**** Dataset entries

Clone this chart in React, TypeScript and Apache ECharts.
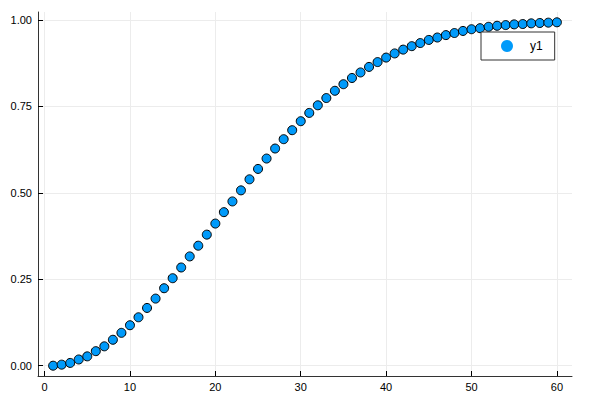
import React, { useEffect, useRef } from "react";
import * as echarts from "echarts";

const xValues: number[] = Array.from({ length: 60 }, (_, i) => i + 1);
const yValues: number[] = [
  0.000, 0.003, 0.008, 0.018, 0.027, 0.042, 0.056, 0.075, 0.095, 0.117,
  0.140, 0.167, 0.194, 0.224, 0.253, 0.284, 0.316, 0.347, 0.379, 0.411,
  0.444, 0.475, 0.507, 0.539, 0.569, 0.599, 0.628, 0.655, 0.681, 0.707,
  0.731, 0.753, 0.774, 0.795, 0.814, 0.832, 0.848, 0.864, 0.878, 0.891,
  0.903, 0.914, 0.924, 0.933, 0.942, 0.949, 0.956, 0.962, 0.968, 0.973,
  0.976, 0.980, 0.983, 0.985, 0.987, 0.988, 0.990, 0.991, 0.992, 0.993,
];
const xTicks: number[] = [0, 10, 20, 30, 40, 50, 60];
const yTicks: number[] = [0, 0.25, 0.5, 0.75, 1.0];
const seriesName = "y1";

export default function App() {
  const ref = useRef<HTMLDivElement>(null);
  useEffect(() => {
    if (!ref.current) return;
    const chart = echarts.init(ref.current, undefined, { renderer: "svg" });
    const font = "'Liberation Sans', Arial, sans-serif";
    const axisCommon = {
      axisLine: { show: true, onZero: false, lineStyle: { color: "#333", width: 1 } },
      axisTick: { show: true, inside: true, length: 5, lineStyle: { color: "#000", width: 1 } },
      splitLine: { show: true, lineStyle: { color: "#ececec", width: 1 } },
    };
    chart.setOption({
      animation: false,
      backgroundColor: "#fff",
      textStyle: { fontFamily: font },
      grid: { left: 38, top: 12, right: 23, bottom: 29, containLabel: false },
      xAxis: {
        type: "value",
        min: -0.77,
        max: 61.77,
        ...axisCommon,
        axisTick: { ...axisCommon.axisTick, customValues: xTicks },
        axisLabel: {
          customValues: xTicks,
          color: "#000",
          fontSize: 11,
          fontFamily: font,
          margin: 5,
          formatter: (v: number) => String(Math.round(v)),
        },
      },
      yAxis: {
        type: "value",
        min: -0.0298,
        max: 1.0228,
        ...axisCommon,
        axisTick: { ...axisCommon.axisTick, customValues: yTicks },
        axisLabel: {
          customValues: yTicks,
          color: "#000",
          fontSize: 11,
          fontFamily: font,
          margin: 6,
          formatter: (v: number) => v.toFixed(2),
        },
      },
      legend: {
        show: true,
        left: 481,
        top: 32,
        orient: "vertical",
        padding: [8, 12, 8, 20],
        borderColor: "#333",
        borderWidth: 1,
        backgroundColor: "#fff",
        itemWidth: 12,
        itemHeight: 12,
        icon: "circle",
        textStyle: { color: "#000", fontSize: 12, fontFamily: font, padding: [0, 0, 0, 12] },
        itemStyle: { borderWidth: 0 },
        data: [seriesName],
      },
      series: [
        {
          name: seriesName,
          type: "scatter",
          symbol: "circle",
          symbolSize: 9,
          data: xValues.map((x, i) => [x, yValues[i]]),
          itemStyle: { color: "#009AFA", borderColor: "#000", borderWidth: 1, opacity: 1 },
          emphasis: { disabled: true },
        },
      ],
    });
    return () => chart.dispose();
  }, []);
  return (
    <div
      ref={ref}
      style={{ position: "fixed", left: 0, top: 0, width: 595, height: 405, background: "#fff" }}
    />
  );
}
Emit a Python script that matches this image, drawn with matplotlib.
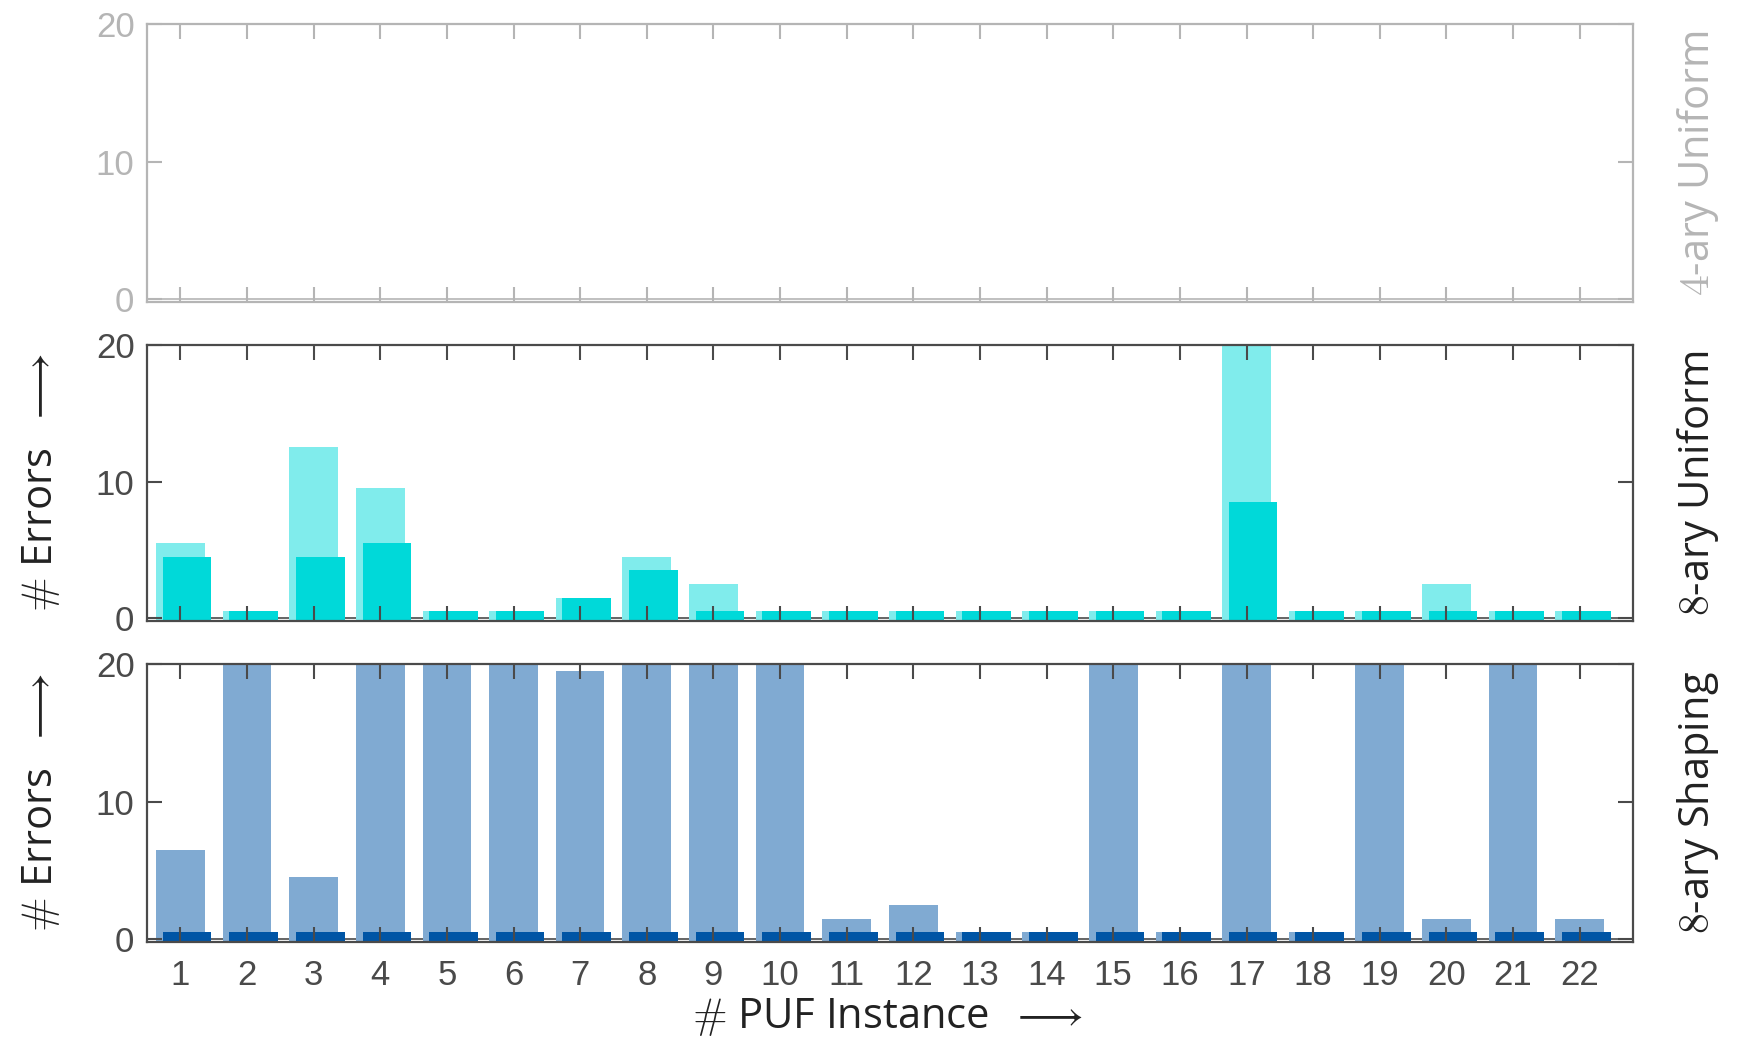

********

* [Exercise]:
Wherever a line in the data above holds "React", copy that line.

* [Problem solution]:
Clone this chart in React, TypeScript and Apache ECharts.
import React, { useEffect, useRef } from "react";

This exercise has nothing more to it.